1.) The tyrant outlaws prayer, reading of the Bible, public demonstrations of basic Christian values, the peaceful and private assembly of Christians for the purpose of teaching, worship, and other things.

2.) The tyrant leaves these alone, and instead outlaws other things that we enjoy but nonetheless are unrelated to our faith.

God requires that we do the things listed in scenario one. The tyrant requires that we don't. Obviously, we have a conflict of interests here. To obey one authority necessitates rebellion against the other. Since we cannot simultaneously obey both authorities we are commanded to obey in the Bible, we ask, "which authority do we side with?" And the answer is, of course, God.

All laws are eventually enforced at the barrel of a gun. If you choose in your actions to obey God and disobey the state, you must be able to defend yourself if you expect to live.

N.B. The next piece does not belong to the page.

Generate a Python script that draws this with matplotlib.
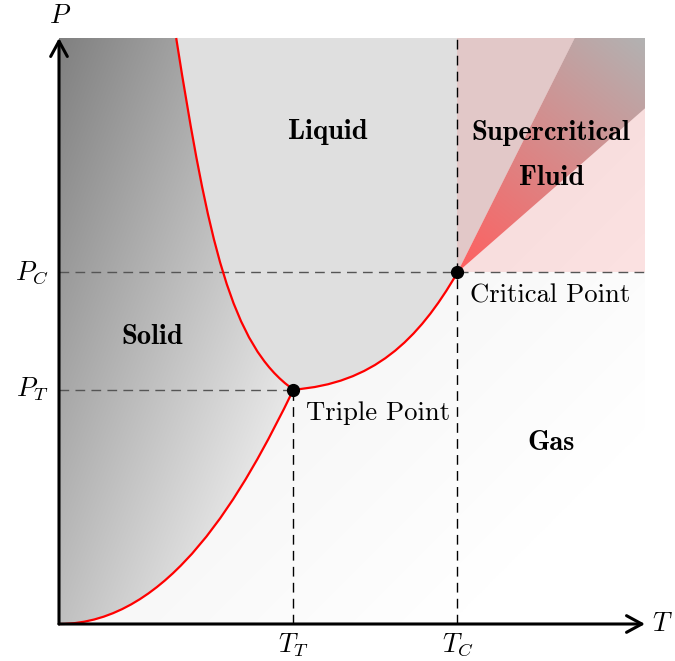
import numpy as np
import matplotlib
import matplotlib.pyplot as plt
from matplotlib.path import Path
from matplotlib.patches import PathPatch, FancyArrowPatch

matplotlib.use("Agg")
plt.rcParams["mathtext.fontset"] = "cm"

# puntos característicos del diagrama (T, P)
triple = (4.0, 4.0)
critico = (6.8, 6.0)
t_max, p_max = 10.0, 10.0

# curvas de equilibrio como Bézier cúbicas (puntos de control)
sublimacion = [(0.0, 0.0), (1.9, 0.0), (3.15, 2.25), triple]
fusion = [triple, (2.935, 4.746), (2.546, 6.542), (2.0, 10.0)]
vaporizacion = [triple, (5.35, 4.1), (6.125, 4.83), critico]

# bordes de la cuña supercrítica
cuna_sup = (8.8, 10.0)
cuna_der = (10.0, 8.8)

etiquetas_fase = ["Solid", "Liquid", "Gas", "Supercritical", "Fluid"]
pos_fase = [(1.59, 4.9), (4.59, 8.4), (8.4, 3.09), (8.4, 8.38), (8.4, 7.61)]

M, C4, L, CL = Path.MOVETO, Path.CURVE4, Path.LINETO, Path.CLOSEPOLY


def bez(pts, reverse=False):
    p = pts[::-1] if reverse else pts
    return list(p[1:]), [C4] * 3


fig = plt.figure(figsize=(6.75, 6.61), dpi=100)
ax = fig.add_axes([0, 0, 1, 1])
ax.set_xlim(-59 / 58.6, 616 / 58.6)
ax.set_ylim(-37 / 58.6, 624 / 58.6)
ax.axis("off")

xx, yy = np.meshgrid(np.linspace(0, 10, 400), np.linspace(0, 10, 400))

# --- sólido: degradado gris oscuro -> claro
v, c = bez(sublimacion)
v2, c2 = bez(fusion)
path_solido = Path([(0, 0)] + v + v2 + [(0, 10), (0, 0)],
                   [M] + c + c2 + [L, CL])
gris = np.clip(128 + 16.4 * xx + 6.4 * (10 - yy), 128, 240) / 255
img = ax.imshow(np.dstack([gris] * 3), extent=(0, 10, 0, 10), origin="lower",
                interpolation="bilinear", zorder=1)
img.set_clip_path(PathPatch(path_solido, transform=ax.transData))

# --- gas: casi blanco
v3, c3 = bez(vaporizacion)
path_gas = Path([(0, 0)] + v + v3 + [cuna_der, (10, 0), (0, 0)],
                [M] + c + c3 + [L, L, CL])
blanco = np.clip(247 + 1.2 * (xx - yy), 245, 255) / 255
img = ax.imshow(np.dstack([blanco] * 3), extent=(0, 10, 0, 10), origin="lower",
                interpolation="bilinear", zorder=1)
img.set_clip_path(PathPatch(path_gas, transform=ax.transData))

# --- líquido: gris plano
v4, c4 = bez(vaporizacion, reverse=True)
path_liq = Path([triple] + v2 + [cuna_sup, critico] + v4 + [triple],
                [M] + c2 + [L, L] + c4 + [CL])
ax.add_patch(PathPatch(path_liq, facecolor="#dfdfdf", edgecolor="none", zorder=1))

# --- fluido supercrítico: tinte rojo y cuña con degradado
ax.add_patch(plt.Rectangle(critico, t_max - critico[0], p_max - critico[1],
                           facecolor="red", alpha=0.1, edgecolor="none", zorder=2))
dx, dy = t_max - critico[0], p_max - critico[1]
t = np.clip(((xx - critico[0]) * dx + (yy - critico[1]) * dy) / (dx**2 + dy**2), 0, 1)
ini, fin = np.array([255, 95, 95]) / 255, np.array([178, 178, 178]) / 255
cuna_rgb = ini[None, None, :] * (1 - t[..., None]) + fin[None, None, :] * t[..., None]
img = ax.imshow(cuna_rgb, extent=(0, 10, 0, 10), origin="lower",
                interpolation="bilinear", zorder=3)
path_cuna = Path([critico, cuna_sup, (10, 10), cuna_der, critico], [M, L, L, L, CL])
img.set_clip_path(PathPatch(path_cuna, transform=ax.transData))

# --- líneas de referencia discontinuas
dash = (0, (7, 4.5))
ax.plot([0, t_max], [critico[1]] * 2, color="#555555", lw=1, ls=dash, zorder=4)
ax.plot([0, triple[0]], [triple[1]] * 2, color="#555555", lw=1, ls=dash, zorder=4)
ax.plot([critico[0]] * 2, [0, p_max], color="black", lw=1, ls=dash, zorder=4)
ax.plot([triple[0]] * 2, [0, triple[1]], color="black", lw=1, ls=dash, zorder=4)

# --- curvas de equilibrio
for curva in (sublimacion, fusion, vaporizacion):
    ax.add_patch(PathPatch(Path(curva, [M, C4, C4, C4]), facecolor="none",
                           edgecolor="red", lw=1.6, zorder=5))

ax.plot(*zip(triple, critico), "o", color="black", ms=8.5, zorder=6)

# --- ejes con flecha
for fin_eje in [(t_max, 0), (0, p_max)]:
    ax.add_patch(FancyArrowPatch((0, 0), fin_eje, arrowstyle="->,head_length=0.55,head_width=0.3",
                                 mutation_scale=20, lw=2.2, color="black",
                                 shrinkA=0, shrinkB=0, zorder=7))

fs = 19.2
ax.text(10.3, 0.0, "$T$", fontsize=fs, ha="center", va="center")
ax.text(0.02, 10.37, "$P$", fontsize=fs, ha="center", va="center")
ax.text(-0.18, critico[1], "$P_C$", fontsize=fs, ha="right", va="center")
ax.text(-0.18, triple[1], "$P_T$", fontsize=fs, ha="right", va="center")
ax.text(triple[0], -0.12, "$T_T$", fontsize=fs, ha="center", va="top")
ax.text(critico[0], -0.12, "$T_C$", fontsize=fs, ha="center", va="top")

for txt, (x, y) in zip(etiquetas_fase, pos_fase):
    ax.text(x, y, txt, family="cmb10", fontsize=20.5, ha="center", va="center", zorder=8)

ax.text(7.01, 5.6, "Critical Point", family="cmr10", fontsize=fs, ha="left", va="center", zorder=8)
ax.text(4.21, 3.6, "Triple Point", family="cmr10", fontsize=fs, ha="left", va="center", zorder=8)

fig.savefig("out.png", dpi=100)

Now, if we're being honest, there is another alternative to choosing to obey God with guns blazing: choosing to obey God and accepting death. (You might say "you could accept imprisonment!" and you'd be right, but what happens when you continue your outlaw behavior in your prison cell? The history of tyrants hasn't painted a very merciful picture.) While this may sound like the right thing to do for some, it must be considered that your rebellion against the tyrant is done so in self-defense. This is a morally legitimate action. He has aggressed upon you first by seeking to apprehend you in your peaceful activities, and you have chosen to retaliate.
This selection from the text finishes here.